Give the data below again exactly as written, without its pictures.

Stored data –
====

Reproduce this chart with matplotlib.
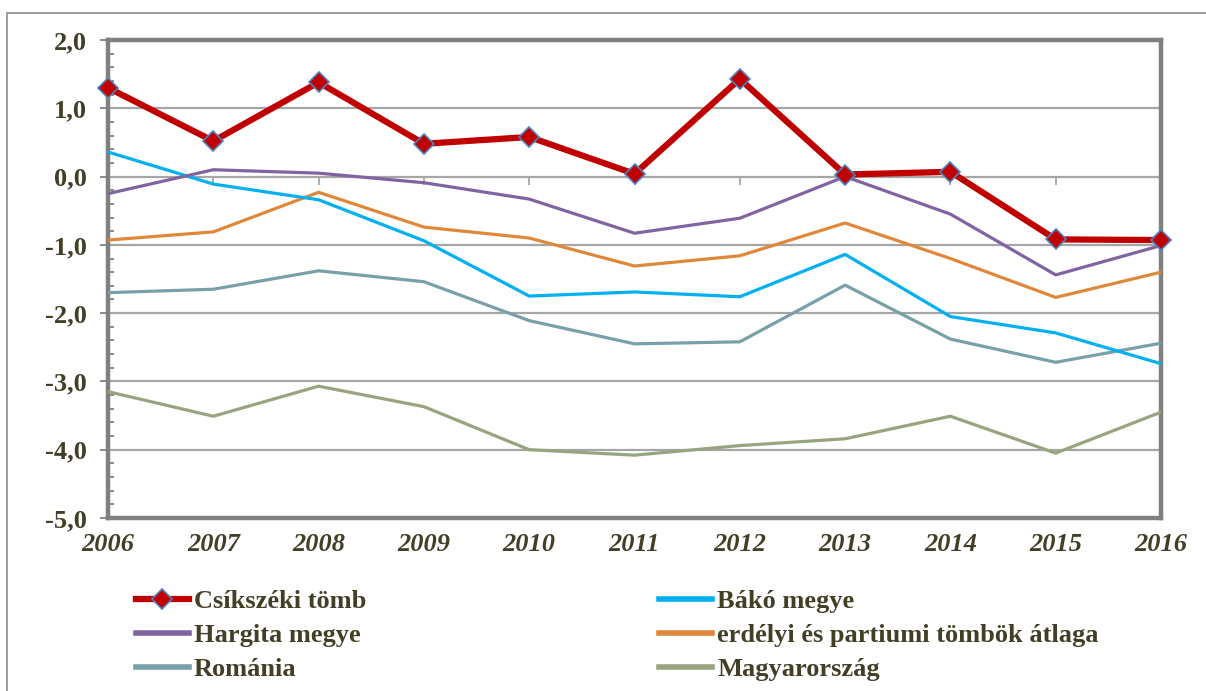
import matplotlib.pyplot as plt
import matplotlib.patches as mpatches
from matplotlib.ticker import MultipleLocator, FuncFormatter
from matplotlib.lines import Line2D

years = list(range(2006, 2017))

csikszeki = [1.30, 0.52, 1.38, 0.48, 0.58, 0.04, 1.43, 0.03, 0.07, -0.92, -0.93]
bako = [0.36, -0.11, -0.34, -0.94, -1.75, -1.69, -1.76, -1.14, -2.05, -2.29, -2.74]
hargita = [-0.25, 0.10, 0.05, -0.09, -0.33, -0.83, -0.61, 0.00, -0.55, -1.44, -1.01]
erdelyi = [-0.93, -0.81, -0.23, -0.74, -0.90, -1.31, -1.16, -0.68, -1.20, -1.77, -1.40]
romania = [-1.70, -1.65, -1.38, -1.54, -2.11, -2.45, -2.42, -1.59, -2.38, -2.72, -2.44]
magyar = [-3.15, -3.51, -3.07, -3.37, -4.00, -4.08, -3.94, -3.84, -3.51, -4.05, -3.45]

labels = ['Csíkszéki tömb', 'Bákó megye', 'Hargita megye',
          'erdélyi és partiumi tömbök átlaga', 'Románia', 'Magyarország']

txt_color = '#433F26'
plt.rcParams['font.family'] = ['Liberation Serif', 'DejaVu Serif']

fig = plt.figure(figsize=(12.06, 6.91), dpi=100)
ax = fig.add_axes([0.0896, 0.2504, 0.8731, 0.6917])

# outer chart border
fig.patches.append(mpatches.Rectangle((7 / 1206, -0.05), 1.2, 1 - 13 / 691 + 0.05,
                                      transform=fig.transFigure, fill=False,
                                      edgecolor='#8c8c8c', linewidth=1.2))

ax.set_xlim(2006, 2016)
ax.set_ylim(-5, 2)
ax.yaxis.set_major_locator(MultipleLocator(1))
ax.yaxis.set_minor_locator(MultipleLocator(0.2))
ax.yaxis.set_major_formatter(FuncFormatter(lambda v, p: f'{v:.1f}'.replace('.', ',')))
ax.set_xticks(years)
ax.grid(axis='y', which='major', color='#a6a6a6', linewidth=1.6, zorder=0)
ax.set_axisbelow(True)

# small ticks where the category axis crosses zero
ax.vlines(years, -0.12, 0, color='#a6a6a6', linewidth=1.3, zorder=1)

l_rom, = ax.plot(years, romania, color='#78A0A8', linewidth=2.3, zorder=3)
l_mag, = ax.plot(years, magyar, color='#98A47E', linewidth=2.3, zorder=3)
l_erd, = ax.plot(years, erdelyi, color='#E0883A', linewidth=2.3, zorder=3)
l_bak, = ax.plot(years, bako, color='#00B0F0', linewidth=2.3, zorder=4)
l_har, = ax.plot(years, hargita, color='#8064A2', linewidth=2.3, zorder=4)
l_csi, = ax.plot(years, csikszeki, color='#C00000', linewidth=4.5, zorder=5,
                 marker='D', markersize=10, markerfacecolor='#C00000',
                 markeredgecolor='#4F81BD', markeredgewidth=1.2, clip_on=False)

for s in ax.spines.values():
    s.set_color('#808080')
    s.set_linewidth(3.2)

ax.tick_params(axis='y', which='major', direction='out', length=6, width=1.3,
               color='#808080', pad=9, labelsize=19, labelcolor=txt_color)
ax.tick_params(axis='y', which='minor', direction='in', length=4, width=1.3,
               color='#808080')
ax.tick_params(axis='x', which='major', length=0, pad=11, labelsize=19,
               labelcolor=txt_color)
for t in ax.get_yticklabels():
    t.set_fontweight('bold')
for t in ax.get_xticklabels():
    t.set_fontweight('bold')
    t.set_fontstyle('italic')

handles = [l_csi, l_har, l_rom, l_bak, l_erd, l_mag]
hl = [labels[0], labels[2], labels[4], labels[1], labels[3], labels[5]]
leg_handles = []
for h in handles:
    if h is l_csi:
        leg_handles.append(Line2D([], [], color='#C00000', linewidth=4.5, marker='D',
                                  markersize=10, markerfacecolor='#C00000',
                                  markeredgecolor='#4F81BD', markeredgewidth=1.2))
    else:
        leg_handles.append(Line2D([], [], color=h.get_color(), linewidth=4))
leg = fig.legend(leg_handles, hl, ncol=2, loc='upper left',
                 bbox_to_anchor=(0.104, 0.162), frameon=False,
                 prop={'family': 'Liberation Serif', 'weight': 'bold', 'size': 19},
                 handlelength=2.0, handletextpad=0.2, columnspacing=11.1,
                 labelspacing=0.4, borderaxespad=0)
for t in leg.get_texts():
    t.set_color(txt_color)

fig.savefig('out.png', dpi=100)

====

Solved exercise –
Reproduce this chart with matplotlib.
import matplotlib.pyplot as plt
import matplotlib.patches as mpatches
from matplotlib.ticker import MultipleLocator, FuncFormatter
from matplotlib.lines import Line2D

years = list(range(2006, 2017))

csikszeki = [1.30, 0.52, 1.38, 0.48, 0.58, 0.04, 1.43, 0.03, 0.07, -0.92, -0.93]
bako = [0.36, -0.11, -0.34, -0.94, -1.75, -1.69, -1.76, -1.14, -2.05, -2.29, -2.74]
hargita = [-0.25, 0.10, 0.05, -0.09, -0.33, -0.83, -0.61, 0.00, -0.55, -1.44, -1.01]
erdelyi = [-0.93, -0.81, -0.23, -0.74, -0.90, -1.31, -1.16, -0.68, -1.20, -1.77, -1.40]
romania = [-1.70, -1.65, -1.38, -1.54, -2.11, -2.45, -2.42, -1.59, -2.38, -2.72, -2.44]
magyar = [-3.15, -3.51, -3.07, -3.37, -4.00, -4.08, -3.94, -3.84, -3.51, -4.05, -3.45]

labels = ['Csíkszéki tömb', 'Bákó megye', 'Hargita megye',
          'erdélyi és partiumi tömbök átlaga', 'Románia', 'Magyarország']

txt_color = '#433F26'
plt.rcParams['font.family'] = ['Liberation Serif', 'DejaVu Serif']

fig = plt.figure(figsize=(12.06, 6.91), dpi=100)
ax = fig.add_axes([0.0896, 0.2504, 0.8731, 0.6917])

# outer chart border
fig.patches.append(mpatches.Rectangle((7 / 1206, -0.05), 1.2, 1 - 13 / 691 + 0.05,
                                      transform=fig.transFigure, fill=False,
                                      edgecolor='#8c8c8c', linewidth=1.2))

ax.set_xlim(2006, 2016)
ax.set_ylim(-5, 2)
ax.yaxis.set_major_locator(MultipleLocator(1))
ax.yaxis.set_minor_locator(MultipleLocator(0.2))
ax.yaxis.set_major_formatter(FuncFormatter(lambda v, p: f'{v:.1f}'.replace('.', ',')))
ax.set_xticks(years)
ax.grid(axis='y', which='major', color='#a6a6a6', linewidth=1.6, zorder=0)
ax.set_axisbelow(True)

# small ticks where the category axis crosses zero
ax.vlines(years, -0.12, 0, color='#a6a6a6', linewidth=1.3, zorder=1)

l_rom, = ax.plot(years, romania, color='#78A0A8', linewidth=2.3, zorder=3)
l_mag, = ax.plot(years, magyar, color='#98A47E', linewidth=2.3, zorder=3)
l_erd, = ax.plot(years, erdelyi, color='#E0883A', linewidth=2.3, zorder=3)
l_bak, = ax.plot(years, bako, color='#00B0F0', linewidth=2.3, zorder=4)
l_har, = ax.plot(years, hargita, color='#8064A2', linewidth=2.3, zorder=4)
l_csi, = ax.plot(years, csikszeki, color='#C00000', linewidth=4.5, zorder=5,
                 marker='D', markersize=10, markerfacecolor='#C00000',
                 markeredgecolor='#4F81BD', markeredgewidth=1.2, clip_on=False)

for s in ax.spines.values():
    s.set_color('#808080')
    s.set_linewidth(3.2)

ax.tick_params(axis='y', which='major', direction='out', length=6, width=1.3,
               color='#808080', pad=9, labelsize=19, labelcolor=txt_color)
ax.tick_params(axis='y', which='minor', direction='in', length=4, width=1.3,
               color='#808080')
ax.tick_params(axis='x', which='major', length=0, pad=11, labelsize=19,
               labelcolor=txt_color)
for t in ax.get_yticklabels():
    t.set_fontweight('bold')
for t in ax.get_xticklabels():
    t.set_fontweight('bold')
    t.set_fontstyle('italic')

handles = [l_csi, l_har, l_rom, l_bak, l_erd, l_mag]
hl = [labels[0], labels[2], labels[4], labels[1], labels[3], labels[5]]
leg_handles = []
for h in handles:
    if h is l_csi:
        leg_handles.append(Line2D([], [], color='#C00000', linewidth=4.5, marker='D',
                                  markersize=10, markerfacecolor='#C00000',
                                  markeredgecolor='#4F81BD', markeredgewidth=1.2))
    else:
        leg_handles.append(Line2D([], [], color=h.get_color(), linewidth=4))
leg = fig.legend(leg_handles, hl, ncol=2, loc='upper left',
                 bbox_to_anchor=(0.104, 0.162), frameon=False,
                 prop={'family': 'Liberation Serif', 'weight': 'bold', 'size': 19},
                 handlelength=2.0, handletextpad=0.2, columnspacing=11.1,
                 labelspacing=0.4, borderaxespad=0)
for t in leg.get_texts():
    t.set_color(txt_color)

fig.savefig('out.png', dpi=100)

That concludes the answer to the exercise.